Leave out the pictures and retype only the lines from the opening line to the line that holds "var seriesNames = ['Freezing", both ends included.

--------------------

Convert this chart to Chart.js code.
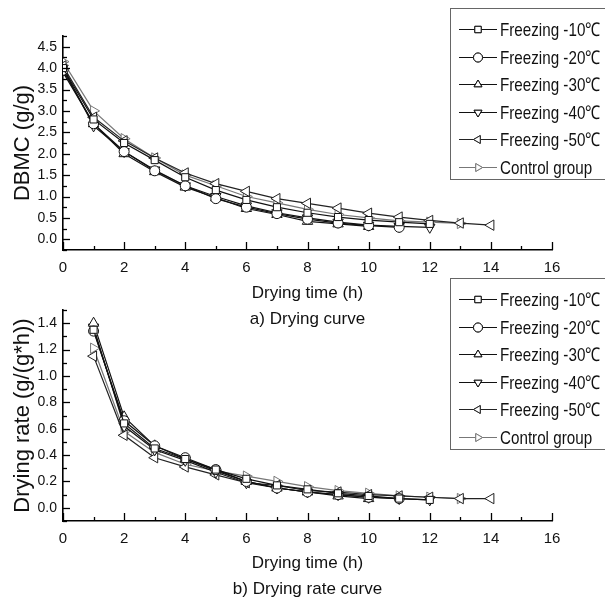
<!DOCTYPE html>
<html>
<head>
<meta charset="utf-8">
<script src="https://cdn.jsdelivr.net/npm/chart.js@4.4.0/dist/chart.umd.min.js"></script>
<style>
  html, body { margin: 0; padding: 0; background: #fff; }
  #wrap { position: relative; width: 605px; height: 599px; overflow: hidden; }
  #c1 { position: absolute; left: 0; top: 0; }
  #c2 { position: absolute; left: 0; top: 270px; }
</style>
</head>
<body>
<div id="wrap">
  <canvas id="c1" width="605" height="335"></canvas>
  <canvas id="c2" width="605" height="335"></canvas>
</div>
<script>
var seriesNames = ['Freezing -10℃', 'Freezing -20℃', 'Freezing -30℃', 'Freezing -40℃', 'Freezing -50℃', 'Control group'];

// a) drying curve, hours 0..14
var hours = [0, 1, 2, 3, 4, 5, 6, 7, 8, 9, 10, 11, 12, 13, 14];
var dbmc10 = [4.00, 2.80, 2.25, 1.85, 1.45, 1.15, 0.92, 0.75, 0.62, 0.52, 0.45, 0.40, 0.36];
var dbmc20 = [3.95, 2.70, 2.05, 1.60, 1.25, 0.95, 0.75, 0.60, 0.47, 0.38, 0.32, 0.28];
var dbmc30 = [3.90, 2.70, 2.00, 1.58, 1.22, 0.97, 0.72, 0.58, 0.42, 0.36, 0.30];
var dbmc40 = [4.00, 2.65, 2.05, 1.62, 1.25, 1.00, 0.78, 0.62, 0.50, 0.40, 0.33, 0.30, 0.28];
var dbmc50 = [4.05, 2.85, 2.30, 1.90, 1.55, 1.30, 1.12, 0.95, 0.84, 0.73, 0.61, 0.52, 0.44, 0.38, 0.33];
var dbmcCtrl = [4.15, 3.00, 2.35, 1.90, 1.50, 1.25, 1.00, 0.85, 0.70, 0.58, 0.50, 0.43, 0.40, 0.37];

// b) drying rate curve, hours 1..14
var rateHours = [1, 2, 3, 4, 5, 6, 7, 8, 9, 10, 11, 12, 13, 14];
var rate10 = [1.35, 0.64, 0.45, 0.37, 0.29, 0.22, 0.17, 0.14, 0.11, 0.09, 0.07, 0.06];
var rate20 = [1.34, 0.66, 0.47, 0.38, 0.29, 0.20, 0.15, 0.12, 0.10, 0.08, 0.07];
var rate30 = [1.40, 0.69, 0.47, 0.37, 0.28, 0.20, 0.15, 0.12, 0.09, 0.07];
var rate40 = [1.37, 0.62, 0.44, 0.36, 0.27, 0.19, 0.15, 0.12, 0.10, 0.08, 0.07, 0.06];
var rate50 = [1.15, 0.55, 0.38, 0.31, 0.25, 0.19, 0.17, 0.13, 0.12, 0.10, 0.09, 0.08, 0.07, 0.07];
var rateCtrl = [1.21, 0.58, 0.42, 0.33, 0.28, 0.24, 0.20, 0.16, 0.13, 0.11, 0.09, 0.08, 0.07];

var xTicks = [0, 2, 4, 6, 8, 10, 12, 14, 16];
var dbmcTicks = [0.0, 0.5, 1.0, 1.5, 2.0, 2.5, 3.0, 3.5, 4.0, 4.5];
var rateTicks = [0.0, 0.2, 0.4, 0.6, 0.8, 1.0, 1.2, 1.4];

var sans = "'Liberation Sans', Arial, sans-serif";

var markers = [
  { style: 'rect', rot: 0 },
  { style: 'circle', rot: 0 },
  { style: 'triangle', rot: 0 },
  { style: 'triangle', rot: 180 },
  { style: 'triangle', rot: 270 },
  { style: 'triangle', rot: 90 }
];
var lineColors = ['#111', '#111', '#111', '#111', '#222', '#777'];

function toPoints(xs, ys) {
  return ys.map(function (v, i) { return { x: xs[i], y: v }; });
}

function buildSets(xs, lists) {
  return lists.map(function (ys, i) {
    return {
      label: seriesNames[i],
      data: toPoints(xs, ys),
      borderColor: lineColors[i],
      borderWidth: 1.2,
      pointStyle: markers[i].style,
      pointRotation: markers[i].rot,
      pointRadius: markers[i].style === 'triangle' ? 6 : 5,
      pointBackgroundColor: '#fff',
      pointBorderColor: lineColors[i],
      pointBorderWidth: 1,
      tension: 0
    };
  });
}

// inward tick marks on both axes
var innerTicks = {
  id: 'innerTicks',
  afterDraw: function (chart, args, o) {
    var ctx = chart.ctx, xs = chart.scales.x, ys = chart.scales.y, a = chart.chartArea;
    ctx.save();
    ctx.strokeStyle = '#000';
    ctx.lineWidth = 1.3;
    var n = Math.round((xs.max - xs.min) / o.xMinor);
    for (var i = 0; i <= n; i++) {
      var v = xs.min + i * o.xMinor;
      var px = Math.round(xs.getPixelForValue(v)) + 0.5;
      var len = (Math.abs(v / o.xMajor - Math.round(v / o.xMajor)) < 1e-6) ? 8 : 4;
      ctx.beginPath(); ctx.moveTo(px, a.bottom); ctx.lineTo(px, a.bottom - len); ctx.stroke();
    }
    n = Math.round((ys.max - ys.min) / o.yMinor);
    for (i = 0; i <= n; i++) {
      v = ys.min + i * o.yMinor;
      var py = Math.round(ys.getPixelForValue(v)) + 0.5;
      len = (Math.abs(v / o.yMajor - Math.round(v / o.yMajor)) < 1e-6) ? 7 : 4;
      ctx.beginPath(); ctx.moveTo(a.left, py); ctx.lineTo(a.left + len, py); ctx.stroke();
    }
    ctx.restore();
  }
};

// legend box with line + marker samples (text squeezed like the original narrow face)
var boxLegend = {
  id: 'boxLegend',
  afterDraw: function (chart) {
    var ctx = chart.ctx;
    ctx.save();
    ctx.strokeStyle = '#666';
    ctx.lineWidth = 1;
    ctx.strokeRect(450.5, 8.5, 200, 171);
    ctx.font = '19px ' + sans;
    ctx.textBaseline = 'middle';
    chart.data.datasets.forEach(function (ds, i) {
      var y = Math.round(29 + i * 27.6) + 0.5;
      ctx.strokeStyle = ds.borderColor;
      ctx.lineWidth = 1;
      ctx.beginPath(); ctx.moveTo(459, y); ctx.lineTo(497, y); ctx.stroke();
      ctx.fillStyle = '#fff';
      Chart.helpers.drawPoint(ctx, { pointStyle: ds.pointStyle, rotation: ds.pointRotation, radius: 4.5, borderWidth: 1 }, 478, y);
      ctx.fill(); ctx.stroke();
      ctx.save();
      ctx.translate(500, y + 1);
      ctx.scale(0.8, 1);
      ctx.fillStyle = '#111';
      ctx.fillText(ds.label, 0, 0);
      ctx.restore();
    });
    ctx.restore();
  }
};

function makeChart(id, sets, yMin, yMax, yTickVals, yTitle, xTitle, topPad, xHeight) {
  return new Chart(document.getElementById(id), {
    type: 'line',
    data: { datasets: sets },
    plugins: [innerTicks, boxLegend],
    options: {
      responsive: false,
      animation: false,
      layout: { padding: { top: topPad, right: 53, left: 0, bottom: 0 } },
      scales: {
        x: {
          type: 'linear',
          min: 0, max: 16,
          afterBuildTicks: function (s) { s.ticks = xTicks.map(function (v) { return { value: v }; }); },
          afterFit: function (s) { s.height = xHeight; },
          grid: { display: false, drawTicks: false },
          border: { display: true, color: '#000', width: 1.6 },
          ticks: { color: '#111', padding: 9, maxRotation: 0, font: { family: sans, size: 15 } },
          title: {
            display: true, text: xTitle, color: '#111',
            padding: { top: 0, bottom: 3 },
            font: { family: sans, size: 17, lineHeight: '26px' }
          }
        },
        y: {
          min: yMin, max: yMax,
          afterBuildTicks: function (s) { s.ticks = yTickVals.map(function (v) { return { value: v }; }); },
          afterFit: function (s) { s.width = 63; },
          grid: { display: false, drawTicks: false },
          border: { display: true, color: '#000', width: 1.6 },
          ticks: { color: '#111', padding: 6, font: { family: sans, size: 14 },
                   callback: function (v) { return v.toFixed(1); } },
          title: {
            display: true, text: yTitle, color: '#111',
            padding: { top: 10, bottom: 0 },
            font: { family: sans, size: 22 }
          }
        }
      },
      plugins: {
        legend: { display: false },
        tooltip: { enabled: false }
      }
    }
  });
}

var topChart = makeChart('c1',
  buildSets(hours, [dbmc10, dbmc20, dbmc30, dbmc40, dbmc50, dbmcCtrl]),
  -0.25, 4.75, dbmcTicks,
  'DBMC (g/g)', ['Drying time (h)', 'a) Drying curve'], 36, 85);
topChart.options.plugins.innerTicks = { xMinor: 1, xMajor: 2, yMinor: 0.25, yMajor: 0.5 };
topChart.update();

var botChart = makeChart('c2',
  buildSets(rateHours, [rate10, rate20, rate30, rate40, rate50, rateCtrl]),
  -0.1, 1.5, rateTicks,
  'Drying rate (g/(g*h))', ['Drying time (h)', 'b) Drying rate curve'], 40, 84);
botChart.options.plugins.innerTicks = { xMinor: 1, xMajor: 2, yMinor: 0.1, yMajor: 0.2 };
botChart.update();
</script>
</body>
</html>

--------------------

• ANSWER TO THE TASK:
Convert this chart to Chart.js code.
<!DOCTYPE html>
<html>
<head>
<meta charset="utf-8">
<script src="https://cdn.jsdelivr.net/npm/chart.js@4.4.0/dist/chart.umd.min.js"></script>
<style>
  html, body { margin: 0; padding: 0; background: #fff; }
  #wrap { position: relative; width: 605px; height: 599px; overflow: hidden; }
  #c1 { position: absolute; left: 0; top: 0; }
  #c2 { position: absolute; left: 0; top: 270px; }
</style>
</head>
<body>
<div id="wrap">
  <canvas id="c1" width="605" height="335"></canvas>
  <canvas id="c2" width="605" height="335"></canvas>
</div>
<script>
var seriesNames = ['Freezing -10℃', 'Freezing -20℃', 'Freezing -30℃', 'Freezing -40℃', 'Freezing -50℃', 'Control group'];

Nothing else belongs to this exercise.